======== Working data

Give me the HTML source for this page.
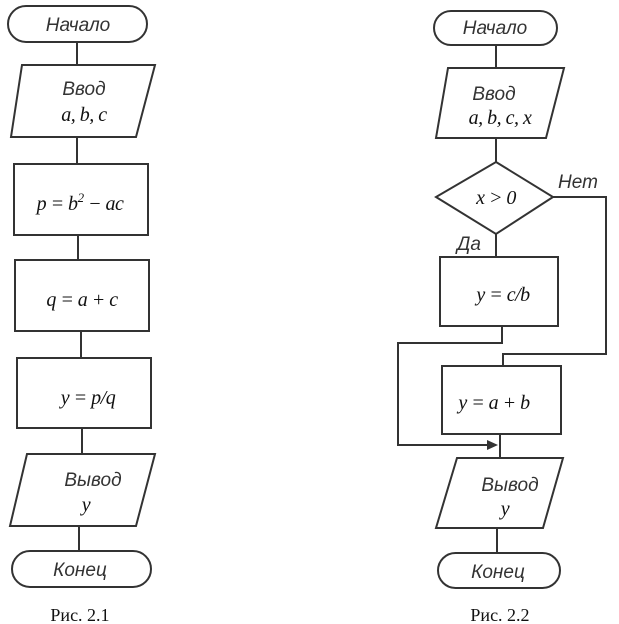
<!DOCTYPE html>
<html><head><meta charset="utf-8"><style>
body{margin:0;background:#fff;width:619px;height:624px;overflow:hidden}
svg{display:block}
.s{fill:#fff;stroke:#333;stroke-width:2}
.l{fill:none;stroke:#333;stroke-width:2}
.a{font-family:"Liberation Sans",sans-serif;font-style:italic;font-size:19px;fill:#333;text-anchor:middle}
.m{font-family:"Liberation Serif",serif;font-style:italic;font-size:20px;fill:#111;text-anchor:middle;letter-spacing:-0.5px}
.c{font-family:"Liberation Serif",serif;font-size:18px;fill:#111;text-anchor:middle}
</style></head><body>
<svg width="619" height="624" viewBox="0 0 619 624">
<!-- left -->
<path class="l" d="M77 42V65M77 137V164M78 235V260M81 331V358M82 428V454M79 526V551"/>
<rect class="s" x="8" y="6" width="139" height="36" rx="18"/>
<text class="a" x="78" y="31">Начало</text>
<polygon class="s" points="22,65 155,65 136,137 11,137"/>
<text class="a" x="84" y="95">Ввод</text>
<text class="m" x="84" y="121">a, b, c</text>
<rect class="s" x="14" y="164" width="134" height="71"/>
<text class="m" x="80" y="210">p = b<tspan dy="-8" font-size="13">2</tspan><tspan dy="8"> − ac</tspan></text>
<rect class="s" x="15" y="260" width="134" height="71"/>
<text class="m" x="82" y="306">q = a + c</text>
<rect class="s" x="17" y="358" width="134" height="70"/>
<text class="m" x="88" y="404">y = p/q</text>
<polygon class="s" points="27,454 155,454 136,526 10,526"/>
<text class="a" x="93" y="486">Вывод</text>
<text class="m" x="86" y="511">y</text>
<rect class="s" x="12" y="551" width="139" height="36" rx="18"/>
<text class="a" x="80" y="576">Конец</text>
<text class="c" x="80" y="621">Рис. 2.1</text>
<!-- right -->
<path class="l" d="M496 45V68M496 138V162M496 234V257M502 326V343H398V445H490M553 197H606V354H503V366M500 434V458M497 528V553"/>
<polygon fill="#333" points="498,445 487,440 487,450"/>
<rect class="s" x="434" y="11" width="123" height="34" rx="17"/>
<text class="a" x="495" y="34">Начало</text>
<polygon class="s" points="448,68 564,68 546,138 436,138"/>
<text class="a" x="494" y="100">Ввод</text>
<text class="m" x="500" y="124">a, b, c, x</text>
<polygon class="s" points="496,162 553,197 496,234 436,197"/>
<text class="m" x="496" y="204">x &gt; 0</text>
<text class="a" x="578" y="188">Нет</text>
<text class="a" x="469" y="250">Да</text>
<rect class="s" x="440" y="257" width="118" height="69"/>
<text class="m" x="503" y="301">y = c/b</text>
<rect class="s" x="442" y="366" width="119" height="68"/>
<text class="m" x="494" y="409">y = a + b</text>
<polygon class="s" points="457,458 563,458 543,528 436,528"/>
<text class="a" x="510" y="491">Вывод</text>
<text class="m" x="505" y="515">y</text>
<rect class="s" x="438" y="553" width="122" height="35" rx="17.5"/>
<text class="a" x="498" y="578">Конец</text>
<text class="c" x="500" y="621">Рис. 2.2</text>
</svg>
</body></html>
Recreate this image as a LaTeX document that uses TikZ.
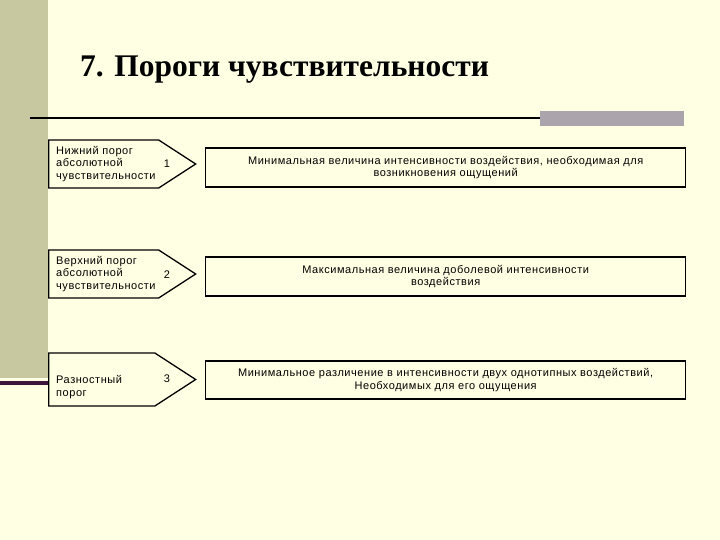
\documentclass[tikz,border=0pt]{standalone}
\usepackage{fontspec}
\setmainfont{Liberation Sans}[LetterSpace=5]
\newfontfamily\titlefont{Liberation Serif}
\usetikzlibrary{shapes.symbols}
\definecolor{bg}{RGB}{255,255,228}
\definecolor{olive}{RGB}{200,200,160}
\definecolor{grayb}{RGB}{172,164,172}
\definecolor{plum}{RGB}{60,20,60}
\begin{document}
\begin{tikzpicture}[x=1pt,y=-1pt,
  arrowbox/.style={draw,line width=1.3pt,fill=bg,shape=signal,signal to=east,signal pointer angle=66,minimum width=147pt,minimum height=48pt,inner sep=0pt,anchor=west},
  descbox/.style={draw,line width=1.3pt,fill=bg,minimum width=480pt,anchor=west,align=center,inner sep=1pt,font=\fontsize{11pt}{12.5pt}\selectfont},
  lbl/.style={anchor=west,align=left,font=\fontsize{11pt}{12.5pt}\selectfont,inner sep=0pt},
  num/.style={font=\fontsize{11pt}{12.5pt}\selectfont,inner sep=0pt}]
\fill[bg] (0,0) rectangle (720,540);
\useasboundingbox (0,0) rectangle (720,540);
\fill[olive] (0,0) rectangle (48,378);
\fill[plum] (0,381) rectangle (48,385);
\fill[grayb] (540,111) rectangle (684,126);
\coordinate (l0) at (30,118);
\coordinate (l1) at (540,118);
\draw[line width=1.6pt] (l0) -- (l1);
\node[anchor=west,inner sep=0pt,font=\titlefont\bfseries\fontsize{31.5pt}{35pt}\selectfont] (title) at (80,70) {7. Пороги чувствительности};
% row 1
\node[arrowbox] (a1) at (48,164) {};
\node[lbl] (t1) at (56,164) {Нижний порог\\абсолютной\\чувствительности};
\node[num] (n1) at (167,164) {1};
\node[descbox,minimum height=39pt] (d1) at (205,167.5) {Минимальная величина интенсивности воздействия, необходимая для\\возникновения ощущений};
% row 2
\node[arrowbox] (a2) at (48,274) {};
\node[lbl] (t2) at (56,274) {Верхний порог\\абсолютной\\чувствительности};
\node[num] (n2) at (167,275) {2};
\node[descbox,minimum height=39pt] (d2) at (205,276.5) {Максимальная величина доболевой интенсивности\\воздействия};
% row 3
\node[arrowbox,minimum height=53pt] (a3) at (48,379.5) {};
\node[lbl] (t3) at (56,387) {Разностный\\порог};
\node[num] (n3) at (167,379) {3};
\node[descbox,minimum height=38pt] (d3) at (205,380) {Минимальное различение в интенсивности двух однотипных воздействий,\\Необходимых для его ощущения};
\end{tikzpicture}
\end{document}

================

_Problem description_: Excluding the pictures, restate the records above word for word.

_Task response_:
Give me the HTML source for this page.
<!DOCTYPE html>
<html><head><meta charset="utf-8"><style>
body{margin:0;background:#fff;width:619px;height:624px;overflow:hidden}
svg{display:block}
.s{fill:#fff;stroke:#333;stroke-width:2}
.l{fill:none;stroke:#333;stroke-width:2}
.a{font-family:"Liberation Sans",sans-serif;font-style:italic;font-size:19px;fill:#333;text-anchor:middle}
.m{font-family:"Liberation Serif",serif;font-style:italic;font-size:20px;fill:#111;text-anchor:middle;letter-spacing:-0.5px}
.c{font-family:"Liberation Serif",serif;font-size:18px;fill:#111;text-anchor:middle}
</style></head><body>
<svg width="619" height="624" viewBox="0 0 619 624">
<!-- left -->
<path class="l" d="M77 42V65M77 137V164M78 235V260M81 331V358M82 428V454M79 526V551"/>
<rect class="s" x="8" y="6" width="139" height="36" rx="18"/>
<text class="a" x="78" y="31">Начало</text>
<polygon class="s" points="22,65 155,65 136,137 11,137"/>
<text class="a" x="84" y="95">Ввод</text>
<text class="m" x="84" y="121">a, b, c</text>
<rect class="s" x="14" y="164" width="134" height="71"/>
<text class="m" x="80" y="210">p = b<tspan dy="-8" font-size="13">2</tspan><tspan dy="8"> − ac</tspan></text>
<rect class="s" x="15" y="260" width="134" height="71"/>
<text class="m" x="82" y="306">q = a + c</text>
<rect class="s" x="17" y="358" width="134" height="70"/>
<text class="m" x="88" y="404">y = p/q</text>
<polygon class="s" points="27,454 155,454 136,526 10,526"/>
<text class="a" x="93" y="486">Вывод</text>
<text class="m" x="86" y="511">y</text>
<rect class="s" x="12" y="551" width="139" height="36" rx="18"/>
<text class="a" x="80" y="576">Конец</text>
<text class="c" x="80" y="621">Рис. 2.1</text>
<!-- right -->
<path class="l" d="M496 45V68M496 138V162M496 234V257M502 326V343H398V445H490M553 197H606V354H503V366M500 434V458M497 528V553"/>
<polygon fill="#333" points="498,445 487,440 487,450"/>
<rect class="s" x="434" y="11" width="123" height="34" rx="17"/>
<text class="a" x="495" y="34">Начало</text>
<polygon class="s" points="448,68 564,68 546,138 436,138"/>
<text class="a" x="494" y="100">Ввод</text>
<text class="m" x="500" y="124">a, b, c, x</text>
<polygon class="s" points="496,162 553,197 496,234 436,197"/>
<text class="m" x="496" y="204">x &gt; 0</text>
<text class="a" x="578" y="188">Нет</text>
<text class="a" x="469" y="250">Да</text>
<rect class="s" x="440" y="257" width="118" height="69"/>
<text class="m" x="503" y="301">y = c/b</text>
<rect class="s" x="442" y="366" width="119" height="68"/>
<text class="m" x="494" y="409">y = a + b</text>
<polygon class="s" points="457,458 563,458 543,528 436,528"/>
<text class="a" x="510" y="491">Вывод</text>
<text class="m" x="505" y="515">y</text>
<rect class="s" x="438" y="553" width="122" height="35" rx="17.5"/>
<text class="a" x="498" y="578">Конец</text>
<text class="c" x="500" y="621">Рис. 2.2</text>
</svg>
</body></html>
Recreate this image as a LaTeX document that uses TikZ.
\documentclass[tikz,border=0pt]{standalone}
\usepackage{fontspec}
\setmainfont{Liberation Sans}[LetterSpace=5]
\newfontfamily\titlefont{Liberation Serif}
\usetikzlibrary{shapes.symbols}
\definecolor{bg}{RGB}{255,255,228}
\definecolor{olive}{RGB}{200,200,160}
\definecolor{grayb}{RGB}{172,164,172}
\definecolor{plum}{RGB}{60,20,60}
\begin{document}
\begin{tikzpicture}[x=1pt,y=-1pt,
  arrowbox/.style={draw,line width=1.3pt,fill=bg,shape=signal,signal to=east,signal pointer angle=66,minimum width=147pt,minimum height=48pt,inner sep=0pt,anchor=west},
  descbox/.style={draw,line width=1.3pt,fill=bg,minimum width=480pt,anchor=west,align=center,inner sep=1pt,font=\fontsize{11pt}{12.5pt}\selectfont},
  lbl/.style={anchor=west,align=left,font=\fontsize{11pt}{12.5pt}\selectfont,inner sep=0pt},
  num/.style={font=\fontsize{11pt}{12.5pt}\selectfont,inner sep=0pt}]
\fill[bg] (0,0) rectangle (720,540);
\useasboundingbox (0,0) rectangle (720,540);
\fill[olive] (0,0) rectangle (48,378);
\fill[plum] (0,381) rectangle (48,385);
\fill[grayb] (540,111) rectangle (684,126);
\coordinate (l0) at (30,118);
\coordinate (l1) at (540,118);
\draw[line width=1.6pt] (l0) -- (l1);
\node[anchor=west,inner sep=0pt,font=\titlefont\bfseries\fontsize{31.5pt}{35pt}\selectfont] (title) at (80,70) {7. Пороги чувствительности};
% row 1
\node[arrowbox] (a1) at (48,164) {};
\node[lbl] (t1) at (56,164) {Нижний порог\\абсолютной\\чувствительности};
\node[num] (n1) at (167,164) {1};
\node[descbox,minimum height=39pt] (d1) at (205,167.5) {Минимальная величина интенсивности воздействия, необходимая для\\возникновения ощущений};
% row 2
\node[arrowbox] (a2) at (48,274) {};
\node[lbl] (t2) at (56,274) {Верхний порог\\абсолютной\\чувствительности};
\node[num] (n2) at (167,275) {2};
\node[descbox,minimum height=39pt] (d2) at (205,276.5) {Максимальная величина доболевой интенсивности\\воздействия};
% row 3
\node[arrowbox,minimum height=53pt] (a3) at (48,379.5) {};
\node[lbl] (t3) at (56,387) {Разностный\\порог};
\node[num] (n3) at (167,379) {3};
\node[descbox,minimum height=38pt] (d3) at (205,380) {Минимальное различение в интенсивности двух однотипных воздействий,\\Необходимых для его ощущения};
\end{tikzpicture}
\end{document}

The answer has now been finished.